The project deserves attention, because Lanoux, Herold, and Bukhina demonstrate the originality and plurality of post-1991 children's literature that remained underrated and almost non-translated by publishers in the west, while it was often dismissed by Russian parents and pedagogues who routinely lamented “that children don't read anymore” (196). Ironically, the authors even quote a church cleric who recently bemoaned the loss of Soviet literature for teens (231–32). This supports the authors’ claim that the prescriptive canon of didactic (but anti-religious) Soviet children's literature continues to serve both as a persistent “shared text” of the past (1), against which the new children's literature is measured, but also as a “vital progenitor” of this literature (xxiv). Nevertheless, the title emphasis on “Communism” is slightly misleading, since the authors also show how the new Russian literature for adolescents is growing out of and is closely related to the globalization of the capitalist book market (159). The manuscript was finalized before Russia's February 2022 invasion of Ukraine, but a concluding outlook foreshadows negative developments in the publishing industry of children's literature that are now accelerated by the war. These bleak perspectives only increase the urgency and relevance of studying alternative narratives for children and teens in Russia today.

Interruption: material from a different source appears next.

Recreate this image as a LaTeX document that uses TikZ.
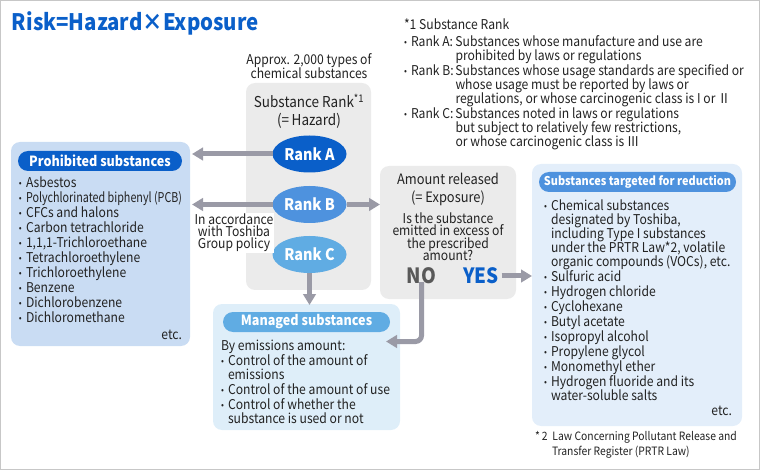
\documentclass[tikz,border=0pt]{standalone}
\usepackage{fontspec}
\setmainfont[FakeStretch=0.9]{Noto Sans CJK JP}
\usetikzlibrary{arrows.meta,positioning,shapes.geometric}
\normallineskiplimit=-20pt
\lineskiplimit=-20pt
\definecolor{rankAcol}{HTML}{0A5FC9}
\definecolor{rankBcol}{HTML}{4E92DE}
\definecolor{rankCcol}{HTML}{60ACE3}
\definecolor{arrcol}{HTML}{9A9AA6}
\definecolor{txtcol}{HTML}{222222}
\newcommand{\itm}{\makebox[7pt][l]{\raisebox{.8pt}{\scalebox{.7}{\textbullet}}}}
\newcommand{\hng}{\hspace*{7pt}}
\newcommand{\rnk}[1]{\makebox[44.5pt][l]{#1}}
\begin{document}
\begin{tikzpicture}[x=1pt, y=-1pt,
    every node/.style={inner sep=0pt, outer sep=0pt, text=txtcol, font=\fontsize{13.5}{14}\selectfont},
    box/.style={rectangle, rounded corners=9pt, anchor=north west},
    pill/.style={rectangle, rounded corners=10pt, minimum height=20pt, text=white, font=\fontsize{14}{14}\selectfont\bfseries},
    rank/.style={ellipse, minimum width=74pt, minimum height=37pt, text=white, font=\fontsize{16}{16}\selectfont\bfseries},
    lst/.style={anchor=north west, align=left},
    arr/.style={line width=5pt, draw=arrcol, -{Triangle[length=11pt, width=12.5pt]}}]
    \useasboundingbox (0,0) rectangle (760,470);
    \draw[draw=black!22, line width=1pt] (0.5,0.5) rectangle (759.5,469.5);

    \node[anchor=base west, text=rankAcol, font=\fontsize{22.7}{24}\selectfont\bfseries] (title) at (12,31) {Risk=Hazard×Exposure};

    % boxes
    \node[box, fill=black!8, minimum width=125pt, minimum height=207pt] (hazard) at (246,83) {};
    \node[box, fill=rankAcol!22, minimum width=179pt, minimum height=204pt] (prohibited) at (11,142) {};
    \node[box, fill=rankCcol!21, minimum width=187pt, minimum height=126pt] (managed) at (213,304) {};
    \node[box, fill=black!8, minimum width=136pt, minimum height=133pt] (exposure) at (380,166) {};
    \node[box, fill=rankBcol!16, minimum width=210pt, minimum height=262pt] (reduction) at (532,164) {};

    % titles of the boxes
    \node[pill, fill=rankAcol, minimum width=164pt] (prohibitedT) at (100,161) {Prohibited substances};
    \node[pill, fill=rankCcol, minimum width=167pt] (managedT) at (306.5,322) {Managed substances};
    \node[pill, fill=rankBcol, minimum width=197pt, font=\fontsize{12.1}{14}\selectfont\bfseries] (reductionT) at (637.5,182) {Substances targeted for reduction};

    \node[align=center] (approx) at (309,66) {Approx. 2,000 types of\\chemical substances};
    \node[align=center, font=\fontsize{15}{18}\selectfont] (hazardT) at (309,111) {Substance Rank\textsuperscript{*1}\\(=\,Hazard)};

    \node[rank, fill=rankAcol] (rankA) at (309.5,154) {Rank A};
    \node[rank, fill=rankBcol] (rankB) at (309.5,204.5) {Rank B};
    \node[rank, fill=rankCcol] (rankC) at (309.5,254.5) {Rank C};

    \node[fill=white, align=center, font=\fontsize{13.5}{12}\selectfont, inner sep=1pt] (policy) at (234,233) {In accordance\\with Toshiba\\Group policy};

    % arrows
    \draw[arr] (rankA) -- ([xshift=2pt]prohibited.east |- rankA);
    \draw[arr] (rankB) -- ([xshift=2pt]prohibited.east |- rankB);
    \draw[arr] (rankB) -- (exposure.west |- rankB);
    \draw[arr] (rankC) -- ([yshift=-1pt]rankC |- managed.north);

    % lists
    \node[lst] (prohibitedL) at (19,177) {\itm Asbestos\\[1pt]
      \itm\scalebox{.885}[1]{Polychlorinated biphenyl (PCB)}\\[1pt]
      \itm CFCs and halons\\[1pt]
      \itm Carbon tetrachloride\\[1pt]
      \itm 1,1,1-Trichloroethane\\[1pt]
      \itm Tetrachloroethylene\\[1pt]
      \itm Trichloroethylene\\[1pt]
      \itm Benzene\\[1pt]
      \itm Dichlorobenzene\\[1pt]
      \itm Dichloromethane};
    \node[anchor=south east] (prohibitedE) at (182,340) {etc.};

    \node[lst] (managedL) at (221,340) {By emissions amount:\\[1pt]
      \itm Control of the amount of\\
      \hng emissions\\[1pt]
      \itm Control of the amount of use\\[1pt]
      \itm Control of whether the\\
      \hng substance is used or not};

    \node[align=center, font=\fontsize{14.3}{18}\selectfont] (exposureT) at (448,189) {Amount released\\(= Exposure)};
    \node[align=center, font=\fontsize{13.5}{12.5}\selectfont] (question) at (448,236.5) {Is the substance\\emitted in excess of\\the prescribed\\amount?};
    \node[font=\fontsize{21}{20}\selectfont\bfseries, text=black!65] (no) at (421.5,276) {NO};
    \node[font=\fontsize{21}{20}\selectfont\bfseries, text=rankAcol] (yes) at (481,276) {YES};
    \coordinate (managedIn) at (386,341.5);
    \draw[arr] ([xshift=3pt]yes.east) -- (reduction.west |- yes);
    \draw[arr, rounded corners=6pt] ([yshift=2pt]no.south) |- (managedIn);

    \node[lst] (reductionL) at (544,200) {\itm Chemical substances\\
      \hng designated by Toshiba,\\
      \hng including Type I substances\\
      \hng under the PRTR Law*2, volatile\\
      \hng organic compounds (VOCs), etc.\\[1pt]
      \itm Sulfuric acid\\[1pt]
      \itm Hydrogen chloride\\[1pt]
      \itm Cyclohexane\\[1pt]
      \itm Butyl acetate\\[1pt]
      \itm Isopropyl alcohol\\[1pt]
      \itm Propylene glycol\\[1pt]
      \itm Monomethyl ether\\[1pt]
      \itm Hydrogen fluoride and its\\
      \hng water-soluble salts};
    \node[anchor=south east] (reductionE) at (732,416) {etc.};

    % notes
    \node[lst] (rankNote) at (404,19) {*1 Substance Rank\\[3pt]
      \itm\rnk{Rank A:}Substances whose manufacture and use are\\
      \hng\rnk{}prohibited by laws or regulations\\[1pt]
      \itm\rnk{Rank B:}Substances whose usage standards are specified or\\
      \hng\rnk{}whose usage must be reported by laws or\\
      \hng\rnk{}regulations, or whose carcinogenic class is I or Ⅱ\\[1pt]
      \itm\rnk{Rank C:}Substances noted in laws or regulations\\
      \hng\rnk{}but subject to relatively few restrictions,\\
      \hng\rnk{}or whose carcinogenic class is Ⅲ};
    \node[lst, font=\fontsize{11.5}{15}\selectfont] (lawNote) at (535,431) {*\,2\hspace{5pt}Law Concerning Pollutant Release and\\
      \hspace*{17pt}Transfer Register (PRTR Law)};
\end{tikzpicture}
\end{document}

Growing out of Communism is thematically rather than strictly chronologically structured. The first chapter provides an overview of the Soviet pre-text and state institutions of children's literature, and presents its main genres, master plots, and child hero-protagonists. Based on personal interviews with publishers and authors, and supplemented by publishing statistics, the following chapter uncovers the post-communist emergence of a private publishing landscape that cultivated both commercial giants of children's books and brands, and from the early 2000s, also several niche publishers of quality books for toddlers to teens. Ch. 3 discusses the agency of the targeted child consumer audience of (often unattainable) mass-market literature, from cultural adaptations of translated global brands, over advice literature, hereunder sex education books, to popular genre fiction. Ch. 4 introduces key authors and their creative works, spanning from the 1990s playful, anti-didactic children's poetry to the 2010s historical fiction of Stalinist repression. Ch. 5 provides narrative analyses of selected adolescent fiction works by predominantly female authors. These writers break with the Soviet myth of a “happy childhood” and deal with “dark” taboo themes, by first centering on orphan-protagonists as the “blameless victims of societal dysfunction” (160), and later foregrounding first-person voices of neuro-diverse or traumatized teens. Lanoux, Herold, and Bukhina devote a final chapter to the vibrant children's book communities from physical book fairs to online networks. In the child and teen readers’ engaged responses to the new books, the authors find glimpses of a “more inclusive and democratic” world of Russian children's and young adult literature (225). However, elsewhere the authors refer to well-known distribution and economic problems that made new children's books inaccessible to young readers outside the elitist, urban centers of the publishing industry.

Among smaller disturbances to the reading flow are several redundancies combined with lengthy footnotes that sometimes appear repetitive. Possibly, this is a deliberate editorial choice to facilitate stand-alone chapters of the e-book edition to meet the new requirements of academic readers who just like children and teens “don't read books anymore.” Brill's hard backs are unaffordable to most students but Growing out of Communism is hereby recommended for your research libraries.